Di samping itu, peningkatan kapasitas, sosialisasi, dan pelatihan dari pemerintah bagi para awak rumah ibadah ataupun para pegawai juga harus dilakukan bersama. "Harus ada gerakan bersama peningkatan kapasitas dan sosialiasi dan pelatihan dari pemerintah untuk meningkatkan gerakan rumah ibadah dan perkantoran. Termasuk pihak swasta juga punya kewajiban," katanya.
 
Hal tersebut mengingat faktor radikalisme yang terjadi di masyarakat menengah kota perkantoran.
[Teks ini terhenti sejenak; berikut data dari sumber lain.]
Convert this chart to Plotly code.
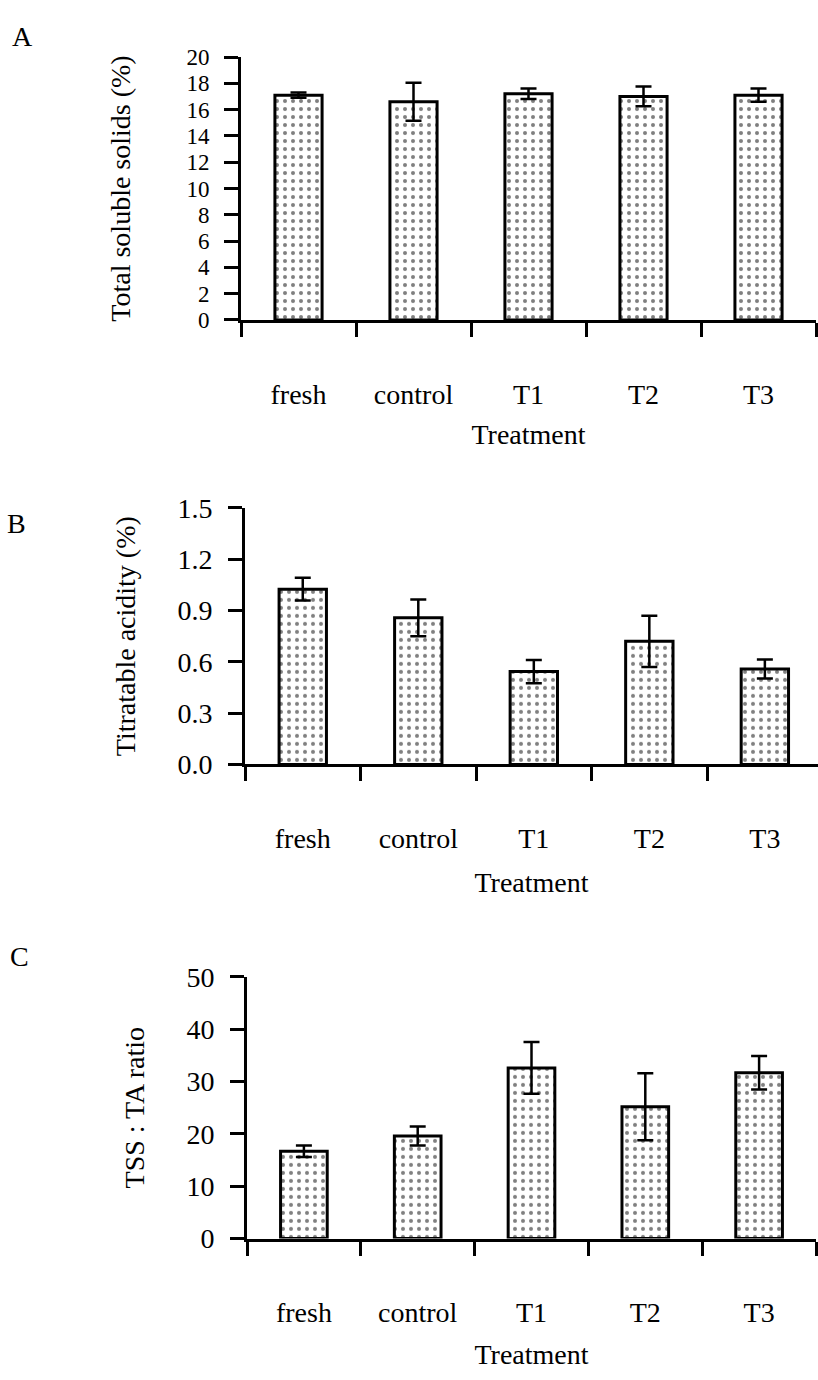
import plotly.graph_objects as go

# Treatments on the x axis
treatments = ["fresh", "control", "T1", "T2", "T3"]

# A: total soluble solids (%)
tss_mean = [17.1, 16.6, 17.2, 17.0, 17.1]
tss_err = [0.2, 1.45, 0.4, 0.75, 0.5]
tss_ticks = [0, 2, 4, 6, 8, 10, 12, 14, 16, 18, 20]

# B: titratable acidity (%)
ta_mean = [1.025, 0.857, 0.543, 0.72, 0.558]
ta_err = [0.066, 0.107, 0.068, 0.15, 0.055]
ta_ticks = [0.0, 0.3, 0.6, 0.9, 1.2, 1.5]

# C: TSS : TA ratio
ratio_mean = [16.7, 19.6, 32.6, 25.2, 31.7]
ratio_err = [1.1, 1.8, 4.95, 6.4, 3.2]
ratio_ticks = [0, 10, 20, 30, 40, 50]

W, H = 818, 1380
FONT = "Liberation Serif, Times New Roman, serif"
FS = 28
TICKLEN = 14

panels = [
    dict(letter="A", mean=tss_mean, err=tss_err, ticks=tss_ticks, fmt="{:d}",
         ylabel="Total soluble solids (%)", xpx=(241, 816), ypx=(312, 43),
         xend=4.5, letter_at=(22, 22), ystand=48, yfs=23, xstand=16),
    dict(letter="B", mean=ta_mean, err=ta_err, ticks=ta_ticks, fmt="{:.1f}",
         ylabel="Titratable acidity (%)", xpx=(245, 818), ypx=(766.7, 504.2),
         xend=4.46, letter_at=(16, 520), ystand=34, yfs=FS, xstand=20),
    dict(letter="C", mean=ratio_mean, err=ratio_err, ticks=ratio_ticks, fmt="{:d}",
         ylabel="TSS : TA ratio", xpx=(247, 816), ypx=(1251.7, 984),
         xend=4.5, letter_at=(19, 963), ystand=34, yfs=FS, xstand=18),
]


def key(kind, n):
    return f"{kind}axis" if n == 1 else f"{kind}axis{n}"


def ref(kind, n):
    return kind if n == 1 else f"{kind}{n}"


fig = go.Figure()
layout = {}
annotations = []
n_cat = len(treatments)
boundaries = [i - 0.5 for i in range(n_cat + 1)]

for i, p in enumerate(panels, start=1):
    j = i + 3  # overlay axes carrying the inner half of each tick
    xdom = [p["xpx"][0] / W, p["xpx"][1] / W]
    ydom = [1 - p["ypx"][0] / H, 1 - p["ypx"][1] / H]
    yrange = [p["ticks"][0], p["ticks"][-1]]
    xrange = [-0.5, p["xend"]]

    fig.add_trace(go.Bar(
        x=treatments, y=p["mean"],
        xaxis=ref("x", i), yaxis=ref("y", i),
        width=0.41,
        marker=dict(
            color="white",
            line=dict(color="black", width=3),
            pattern=dict(shape=".", fgcolor="black", bgcolor="white",
                         size=8, solidity=0.2),
        ),
        error_y=dict(type="data", array=p["err"], visible=True,
                     color="black", thickness=2.5, width=8),
        showlegend=False,
    ))

    layout[key("x", i)] = dict(
        domain=xdom, anchor=ref("y", i), type="category",
        categoryorder="array", categoryarray=treatments, range=xrange,
        showline=True, linewidth=3, linecolor="black",
        ticks="outside", ticklen=TICKLEN, tickwidth=2.5, tickcolor="black",
        tickson="boundaries", ticklabelstandoff=47,
        showgrid=False, zeroline=False,
        tickfont=dict(family=FONT, size=FS, color="black"),
        title=dict(text="Treatment", standoff=p["xstand"],
                   font=dict(family=FONT, size=FS, color="black")),
    )
    layout[key("x", j)] = dict(
        domain=xdom, anchor=ref("y", i), overlaying=ref("x", i),
        range=xrange, tickmode="array", tickvals=boundaries,
        ticks="inside", ticklen=TICKLEN, tickwidth=2.5, tickcolor="black",
        showticklabels=False, showline=False, showgrid=False, zeroline=False,
    )
    layout[key("y", i)] = dict(
        domain=ydom, anchor=ref("x", i), range=yrange,
        tickmode="array", tickvals=p["ticks"],
        ticktext=[p["fmt"].format(t) for t in p["ticks"]],
        showline=True, linewidth=3, linecolor="black",
        ticks="outside", ticklen=TICKLEN, tickwidth=2.5, tickcolor="black",
        ticklabelstandoff=10, showgrid=False, zeroline=False,
        tickfont=dict(family=FONT, size=p["yfs"], color="black"),
        title=dict(text=p["ylabel"], standoff=p["ystand"],
                   font=dict(family=FONT, size=FS, color="black")),
    )
    layout[key("y", j)] = dict(
        domain=ydom, anchor=ref("x", i), overlaying=ref("y", i),
        range=yrange, tickmode="array", tickvals=p["ticks"],
        ticks="inside", ticklen=TICKLEN, tickwidth=2.5, tickcolor="black",
        showticklabels=False, showline=False, showgrid=False, zeroline=False,
    )
    # panel letter
    annotations.append(dict(
        text=p["letter"], xref="paper", yref="paper",
        x=p["letter_at"][0] / W, y=1 - p["letter_at"][1] / H,
        xanchor="center", yanchor="middle", showarrow=False,
        font=dict(family=FONT, size=FS, color="black"),
    ))

fig.update_layout(
    width=W, height=H,
    margin=dict(l=0, r=0, t=0, b=0),
    paper_bgcolor="white", plot_bgcolor="white",
    showlegend=False, bargap=0.59,
    annotations=annotations,
    **layout,
)

fig.write_html("out.html")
Menurutnya, campuran dari berbagai macam faktor bisa jadi yang membuat mereka teredakalisasi mengingat setiap orang bisa saja berbeda jalan, seperti trauma, diskriminasi, dan sebagainya.
 
Namun, Alam menggarisbawahi bahwa yang paling sering muncul dalam sejumlah riset karena intensitas sering terpapar informasi narasi kebencian terhadap kelompok lain. "Jadi, menurut saya, untuk orang menjadi radikal ada prosesnya," kata pria yang pernah menjadi Ketua Pergerakan Mahasiswa Islam Indonesia (PMII) Cabang Ciputat itu.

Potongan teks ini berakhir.